Thoughts: Diamond Ages
What happens if economies of scale disappear from software? How will the music industry respond to Generative AI?
1.1 The Software Diamond Age
In Neal Stephenson's novel The Diamond Age, nanotechnology has made the cost of manufacturing zero. If I remember correctly[1], a tube of goop flows into your house, where nanomachines turn it into whatever you like.
The result? Diverse sub-cultures flourish as homogenizing economies of scale become unimportant.
What happens if GPT-like LLMs drive the cost of software toward zero and economies of scale in software disappear? The "effort" to create workable software is no longer a moat. If I can't find a markdown editor (or spreadsheet or app) that I like, I can describe my preferences and boom! Custom software. Variations will abound, and individual tastes and styles will reign.
It will be The Software Diamond Age.
Neal! Apparently, we both live in Capitol Hill. If I'm wrong, please correct me over coffee! ↩︎
1.2 Generative AI and Music
2024. Most pop musicians use Generative AI to help write their songs, while electronic musicians create sounds nobody has ever heard before. "Synthetic" musicians emerge as experiments but are derided as unoriginal.
2025. A truly synthetic band tops the charts for the first time. Most people don't know they aren't real until it makes the news and sparks a widespread, short-lived controversy.
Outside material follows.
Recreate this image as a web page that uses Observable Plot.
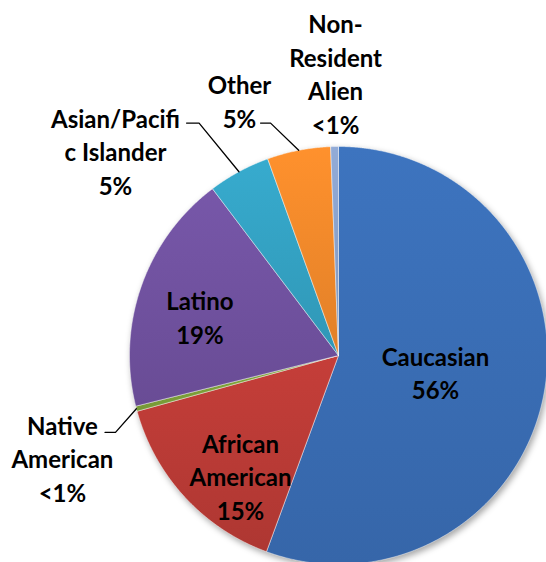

2026. A synthetic band gives a live-generated concert to a million fans in VR. Before this, nobody realized that many people had VR headsets. Audience behavior creates the entropy for randomizing the performance such that it is truly unique.
2027. Synthetic musicians break down the barrier between the audience and the performer. You can talk to them, discuss their music, jam with them, and even ask them to write a song for you.
2028. The first Grammy Award goes to a programming team with no musical talent.